A medida que pasa el tiempo, si algo le agradezco al periodismo es que me diera la oportunidad de conocer a seres irrepetibles como Miguel Romero Esteo (1930-2018). A ese dramaturgo incómodo que sigue vivo, que regresa gracias a la programación que la asociación consagrada a su legado ha vuelto a desplegar para atravesar tanto la fecha de su nacimiento como la de su 'hasta luego'. Porque olvidarse de él es imposible. Se corrobora en el brillo que enciende la mirada de alguien que siempre que pudo estuvo a su lado, hasta cuando resultaba difícil e ingrato: el director de teatro Rafa Torán. O, si atendemos a la atención que se le presta a su relación con la música, cobra una dimensión especial la anécdota, sobre una situación que en su momento resultaba trascendental, que Tecla Lumbreras -quien también lo visitaba en sus últimos días- acostumbra a recuperar para invocar la esencia de Miguel. La de un guardián de la cultura que antepuso por encima de todo el valor de una guitarra bajo la guadaña de la España clandestina.

La de este hombre, al que lo más socorrido es colgarle la etiqueta de maldito, viene a ser la historia de un escritor incansable y un erudito insaciable. La existencia del intelectual total. Miguel trabajaba a destajo y si -como él repetía- no creía en la inspiración quizás fue porque cuando solo era un niño inquieto se había caído sin saberlo, como Obélix, a una marmita. Por ejemplo, a un aljibe que rebosaba de ingenio en la inmensidad de los Montes de Málaga. Porque sin esta geografía mediterránea no se entiende todo lo que contribuyó al teatro, la música, el periodismo, la docencia, la poesía, la narrativa, la antropología o, incluso, la teología. Cada vez que se habla de aquellos autores que mejor han sabido captar con su prosa el alma literaria y la humanidad de Málaga suele olvidarse injustamente a Don Miguel Romero Esteo. Se obvia la publicación de Territorios Málakkos (Cedma), un libro de relatos que abriga la esencia de esta provincia. Que recorre la práctica totalidad de sus pueblos y parajes con un ritmo tan trepidante, disparatado y minucioso que parece el anuncio visionario de esas modas del turismo rural o el senderismo, que ahora tanto nos fascinan. Además, cobija un guiño que remite a fechas tan importantes para su biografía como las actuales. Aflora un sentimiento de pérdida o la lejanía de la infancia, y esto queda simbolizado con el decreto del final del verano.

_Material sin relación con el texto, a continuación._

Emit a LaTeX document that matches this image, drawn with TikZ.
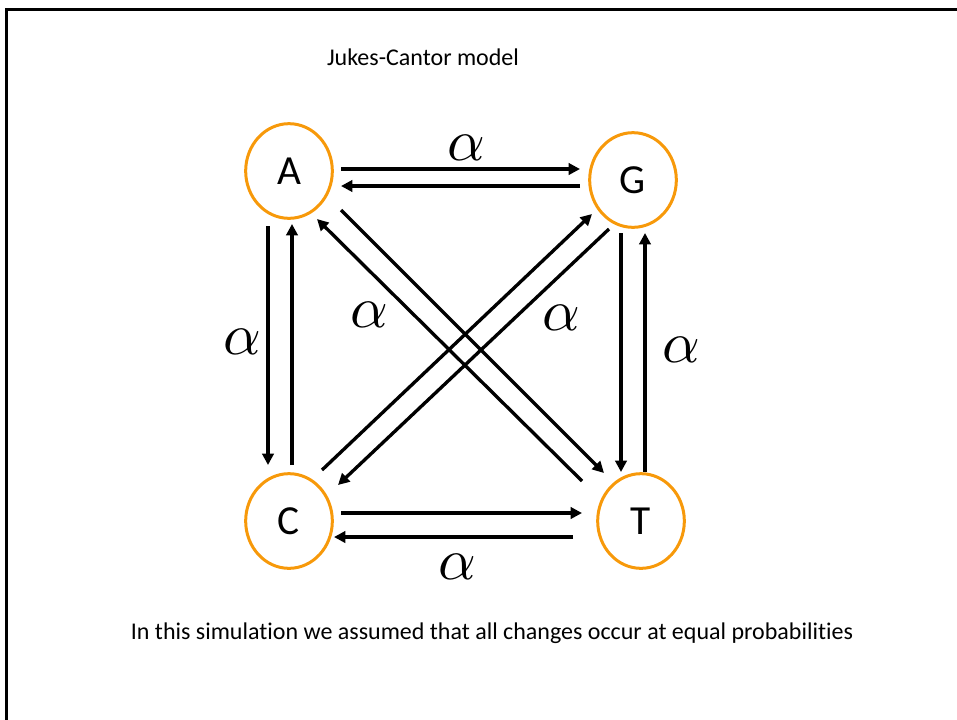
\documentclass[tikz,border=0pt]{standalone}
\usepackage{fontspec}
\setmainfont{Carlito}[Ligatures=NoCommon]
\usepackage{graphicx}
\usepackage{tikz}
\usetikzlibrary{shapes.geometric,arrows.meta,calc}
\definecolor{jcorange}{RGB}{247,153,10}
\newcommand{\bigalpha}{\scalebox{4.4}{$\alpha$}}

\begin{document}
\begin{tikzpicture}[
  x=0.75pt, y=-0.75pt,
  base/.style={draw=jcorange,line width=2.25pt,ellipse,minimum width=65pt,minimum height=71pt,inner sep=0pt,font=\fontsize{31}{31}\selectfont},
  al/.style={inner sep=0pt},
  txt/.style={inner sep=0pt,font=\fontsize{18}{21}\selectfont},
  ar/.style={-{Triangle[length=8.5pt,width=8.5pt]},line width=2.5pt}]

\useasboundingbox (0,0) rectangle (957,719);
% frame of the slide
\draw[line width=2.25pt] (970,9.5) -- (6,9.5) -- (6,730);

\node[txt] (title) at (423,57) {Jukes-Cantor model};

\node[base] (A) at (289,171) {A};
\node[base] (G) at (633,180) {G};
\node[base] (C) at (289,521) {C};
\node[base] (T) at (641,521) {T};

% horizontal pairs
\draw[ar] ($(A)+(52,-2)$) -- ($(G)+(-53,-11)$);
\draw[ar] ($(G)+(-53,6)$) -- ($(A)+(52,15)$);
\draw[ar] ($(C)+(52,-8)$) -- ($(T)+(-59,-8)$);
\draw[ar] ($(T)+(-68,16)$) -- ($(C)+(45,16)$);
% vertical pairs
\draw[ar] ($(A)+(-21,55)$) -- ($(C)+(-21,-56)$);
\draw[ar] ($(C)+(3,-56)$) -- ($(A)+(3,53)$);
\draw[ar] ($(G)+(-12,53)$) -- ($(T)+(-20,-49)$);
\draw[ar] ($(T)+(4,-49)$) -- ($(G)+(12,53)$);
% diagonals
\draw[ar] ($(A)+(52,39)$) -- ($(T)+(-37,-48)$);
\draw[ar] ($(T)+(-59,-40)$) -- ($(A)+(28,48)$);
\draw[ar] ($(C)+(33,-51)$) -- ($(G)+(-41,34)$);
\draw[ar] ($(G)+(-24,49)$) -- ($(C)+(49,-36)$);

\node[al] (aAG) at (466,148) {\bigalpha};
\node[al] (aAC) at (242,342) {\bigalpha};
\node[al] (aAT) at (369,315) {\bigalpha};
\node[al] (aCG) at (561,318) {\bigalpha};
\node[al] (aGT) at (681,350) {\bigalpha};
\node[al] (aCT) at (457,567) {\bigalpha};

\node[txt] (note) at (492,633) {In this simulation we assumed that all changes occur at equal probabilities};
\end{tikzpicture}
\end{document}
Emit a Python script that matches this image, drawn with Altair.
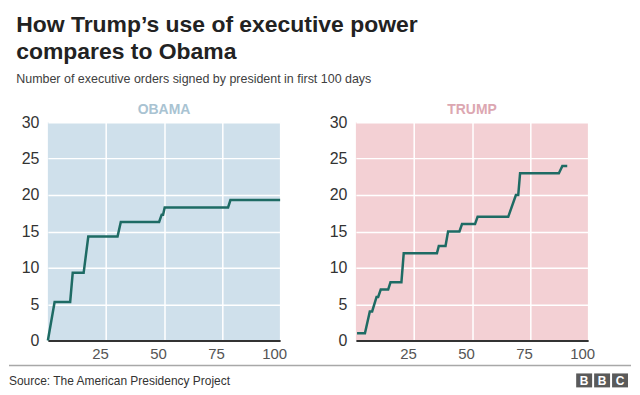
import altair as alt
import pandas as pd

# Data (day in first 100 days, cumulative orders)
obama_day = [0, 2.9, 9.6, 10.7, 15.4, 17.4, 30.0, 31.4, 47.9, 49.0, 49.6, 50.3, 77.6, 78.6, 100]
obama_count = [0, 5.3, 5.3, 9.3, 9.3, 14.3, 14.3, 16.3, 16.3, 17.3, 17.3, 18.3, 18.3, 19.3, 19.3]

trump_day = [0.5, 3.9, 6.0, 7.0, 8.9, 9.6, 10.7, 13.9, 14.9, 19.6, 20.6, 34.9, 35.7, 38.6,
             39.7, 44.6, 45.7, 51.3, 52.4, 65.6, 68.9, 69.9, 70.7, 87.4, 88.9, 91.0]
trump_count = [1, 1, 4, 4, 6, 6, 7, 7, 8, 8, 12, 12, 13, 13, 15, 15, 16, 16, 17, 17,
               20, 20, 23, 23, 24, 24]

x_ticks = [25, 50, 75, 100]
y_ticks = [0, 5, 10, 15, 20, 25, 30]

title_lines = ["How Trump\u2019s use of executive power", "compares to Obama"]
subtitle = "Number of executive orders signed by president in first 100 days"
source = "Source: The American Presidency Project"
logo_letters = ["B", "B", "C"]

FONT = "Liberation Sans"
LINE = "#1e6b64"
W, H = 233, 219

obama_df = pd.DataFrame({"day": obama_day, "count": obama_count, "i": range(len(obama_day))})
trump_df = pd.DataFrame({"day": trump_day, "count": trump_count, "i": range(len(trump_day))})

xscale = alt.Scale(domain=[0, 100], nice=False)
yscale = alt.Scale(domain=[0, 30], nice=False)


def panel(df, name, bg, title_color, footer=False):
    base = alt.Chart(df)
    line = base.mark_line(color=LINE, strokeWidth=2.5, strokeJoin="miter", clip=False).encode(
        x=alt.X("day:Q", scale=xscale,
                axis=alt.Axis(values=x_ticks, title=None, grid=True, gridColor="white",
                              gridWidth=1.5, domain=True, domainColor="#333333", domainWidth=2,
                              ticks=False, labelFont=FONT, labelFontSize=15,
                              labelColor="#555555", labelPadding=6, labelOffset=-6,
                              labelFlush=False)),
        y=alt.Y("count:Q", scale=yscale,
                axis=alt.Axis(values=y_ticks, title=None, grid=True, gridColor="white",
                              gridWidth=1.5, domain=False, ticks=False, labelFont=FONT,
                              labelFontSize=16, labelColor="#333333", labelPadding=9,
                              labelFlush=False)),
        order=alt.Order("i:Q"),
    )
    layers = [line]
    if footer:
        one = pd.DataFrame({"t": [source]})
        rule = alt.Chart(one).mark_rule(color="#a8a8a8", strokeWidth=1.5).encode(
            x=alt.value(-39), x2=alt.value(585), y=alt.value(244))
        src = alt.Chart(one).mark_text(font=FONT, fontSize=12, color="#333333",
                                       align="left", baseline="alphabetic").encode(
            x=alt.value(-39), y=alt.value(264), text="t:N")
        layers += [rule, src]
        for k, letter in enumerate(logo_letters):
            d = pd.DataFrame({"t": [letter]})
            x0 = 530 + k * 18
            sq = alt.Chart(d).mark_rect(color="#5a5a5a").encode(
                x=alt.value(x0), x2=alt.value(x0 + 16), y=alt.value(252), y2=alt.value(266))
            tx = alt.Chart(d).mark_text(font=FONT, fontSize=12, fontWeight="bold",
                                        color="white", align="center",
                                        baseline="middle").encode(
                x=alt.value(x0 + 8), y=alt.value(259.5), text="t:N")
            layers += [sq, tx]
    return alt.layer(*layers).properties(
        width=W, height=H,
        view=alt.ViewBackground(fill=bg, stroke=None),
        title=alt.TitleParams(name, color=title_color, font=FONT, fontSize=14,
                              fontWeight="bold", anchor="middle", offset=-3),
    )


obama = panel(obama_df, "OBAMA", "#cfe0eb", "#a9c3d2", footer=True)
trump = panel(trump_df, "TRUMP", "#f3d0d4", "#dca7b1")

chart = alt.hconcat(obama, trump, spacing=76, bounds="flush").properties(
    padding={"left": 0, "top": 5, "right": 0, "bottom": 0},
    title=alt.TitleParams(
        title_lines, subtitle=subtitle, anchor="start", frame="bounds", dx=8,
        font=FONT, fontSize=23, fontWeight="bold", color="#222222", lineHeight=27,
        subtitleFont=FONT, subtitleFontSize=12.5, subtitleColor="#404040",
        subtitlePadding=9, offset=18,
    ),
).configure_view(stroke=None)

chart.save("out.html", embed_options={"renderer": "svg", "actions": False})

Y un episodio como el de la llegada a Málaga con su familia en los albores de la posguerra puede servir de referencia iniciática para enfrentarse a las peripecias infantiles de las que parte el libro: «Acabada la Guerra Civil ya la cosa más bien nos iba fatal. En el pueblecito los fascistas nos lo habían robado todo, con mi padre en las listas de fusilamientos por haber sido un jefe en el ejército republicano -lo salvaron de chiripa las monjas de un monasterio de monjas de clausura en Córdoba- nos largamos en tren a Málaga, a una casita alquilada entre corralones de pescadores a un lado y los chalés de los ricos pues al otro lado. Y a ver si el mocerío de mis hermanas y hermanos encontraba trabajo, que a eso íbamos. Con mis nueve años ya, el único que encontré trabajo fui yo, de monaguillo en un convento de monjas, cincuenta pesetas al mes», dejó escrito sobre su llegada a la ciudad. A la Arcadia que hizo suya hasta ese otoño de hace dos años que le expidió el pasaporte de inmortal.